But listening is a human act. Listening is hard work. Listening is the work of being fully present, fully attentive, to the person who is speaking. You can hear someone while you surf the net on your phone or watch television, but it’s impossible to really listen to them while thus occupied.
Fully listening to someone requires your utmost attention. It requires you to set aside your own agenda, the things you wish to say, the points you wish to make, even — and perhaps especially — when they are valid points, so that you can give your full attention to the person speaking to you.
There is far more than one way to be distracted and it happens more easily in your own mind than on your phone. You can be just as distracted once you put the phone down as you were before, unless you let go, let go, let go, and turn your full and total attention to the speaker. This will invariably involve actually turning your body toward them as well, when they are in your physical presence.
Here are some reasons why you, like most people, probably listen badly.
You’re probably a bad listener because you’re usually more interested in your own life
As a general rule, you are probably more interested in the bagel you ate for breakfast this morning than the difficulty your friend had getting their child ready for school. That’s just how people are. We are more interested in our own lives than anything else. When it comes to listening, you will have your own ideas about what the other person is saying, and you more interested in those ideas than in what is actually being said.
On the surface you might disagree with this. You might be thinking, “No way, I’m way more interested in my friend’s difficulty with their child than with what I had for breakfast.” But admit it, while your friend is telling you about that difficulty, you’re thinking about your bagel and you feel like you can’t wait to tell that story. After all, you think, it’s so amazing!!
This is human, and it’s the reason most of us are bad listeners. Your thoughts are usually on your own life. The thoughts another person’s words stir up in you are just fascinating. In fact if he or she would just stop talking, you could share your thoughts and fix their problem and this whole thing could be over with.

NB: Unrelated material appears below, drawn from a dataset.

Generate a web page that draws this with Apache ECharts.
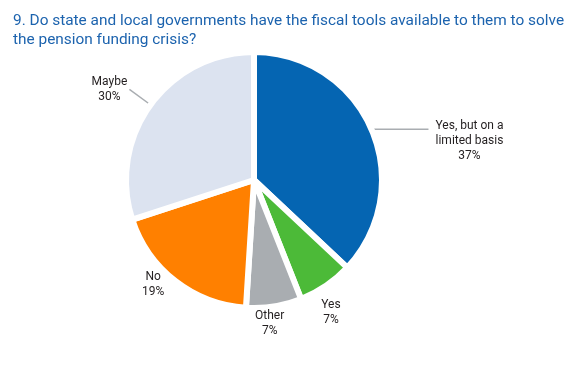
<!DOCTYPE html>
<html><head><meta charset="utf-8">
<script src="https://cdn.jsdelivr.net/npm/echarts@6/dist/echarts.min.js"></script>
<style>html,body{margin:0;padding:0;background:#fff}#c{width:585px;height:372px}</style>
</head><body><div id="c"></div>
<script>
const titleText = '9. Do state and local governments have the fiscal tools available to them to solve\nthe pension funding crisis?';
const categories = ['Yes, but on a\nlimited basis', 'Yes', 'Other', 'No', 'Maybe'];
const values = [37, 7, 7, 19, 30];
const colors = ['#0565b2', '#4cba38', '#a9adb1', '#ff8000', '#dce3f0'];

// label line settings: [length, length2, show line, box width, top padding]
const labelCfg = [[0, 57, true, 72, 24], [32, -33, false, 30, 0], [17, -27, false, 30, 0], [4, 0, false, 30, 0], [26, 0, true, 30, 0]];

const chart = echarts.init(document.getElementById('c'));
chart.setOption({
  animation: false,
  title: {
    text: titleText, left: 8, top: 7,
    textStyle: { color: '#1c63ae', fontSize: 15.4, fontWeight: 'normal', lineHeight: 19, fontFamily: 'Roboto' }
  },
  series: [{
    type: 'pie',
    center: [254, 180],
    radius: 128,
    startAngle: 90,
    clockwise: true,
    avoidLabelOverlap: false,
    itemStyle: { borderColor: '#fff', borderWidth: 6 },
    labelLine: { lineStyle: { color: '#a9adb1', width: 1.5 } },
    data: categories.map((c, i) => ({
      name: c, value: values[i],
      itemStyle: { color: colors[i] },
      label: {
        formatter: '{t|' + c.split('\n').concat([values[i] + '%']).join('}\n{t|') + '}',
        padding: [labelCfg[i][4], 0, 0, 0],
        rich: { t: { width: labelCfg[i][3], align: 'center', color: '#231f20', fontSize: 12, lineHeight: 15, fontFamily: 'Roboto' } }
      },
      labelLine: { show: labelCfg[i][2], length: labelCfg[i][0], length2: labelCfg[i][1] }
    }))
  }]
});
</script></body></html>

You’re probably a bad listener because you usually just want to give advice
Right? Most of us, up to a certain point in our lives, take for granted the same idea:
Oh what a wonderful world it would be, if only everyone were more like me.
Most people, probably including you, think what others need most when they talk is advice. Sometimes people are seeking advice, and if so, we should try to give them the best advice possible.
But people have a much deeper need when they are talking to you than getting your advice. They want to be really listened to.
They want you to attend to them, to listen so intently that, even if you may not agree with all of their points, you can feel what it’s like to be that person coming from that perspective. This is what psychologist Carl Rogers referred to as empathy. When you achieve empathy with a person who is speaking to you, you have accomplished a monumental task. Most people are not truly, deeply listened to even by those in their own families and by their closest friends. There are exceptions, of course, but it’s generally true.
My first experience with empathy
Many years ago a very wise older man used to travel around our conference/district, and meet with pastors, and listen to them as they shared their fears and concerns. Byron was better at this than almost anyone I have ever known. When you spoke to Byron it felt like prayer, because he listened to you so deeply and intently.
You felt like you were the only person he had ever known, ever even cared about. You felt so safe, you knew you could say absolutely anything, and your words were protected, cherished, and not ever in danger of being misquoted, argued with, or — worst of all — minimized or ignored.
Byron really listened, and therefore he really heard, and when you spoke to him, you felt so understood, so cared for, so valued and validated. Which, by the way — add all those things together and experience them at one time, and it’ll feel to you just like love.
Because it is.
The first time I met with Byron was at the behest of my close ministry partner and friend, Steve Nickles (God rest your soul, sweet friend.). Steve urged me for years to meet with Byron and tried, again and again, to explain this extraordinary experience of being so deeply listened to and heard.
I blew him off for five or six years.
We all need to be listened to in this way, but we’re also scared to death of the vulnerability we know we will feel in those moments, so it’s easy to hold at arm’s length for many years.
I did exactly that, but finally gave in, for reasons I don’t now recall, and made an appointment to meet with Byron.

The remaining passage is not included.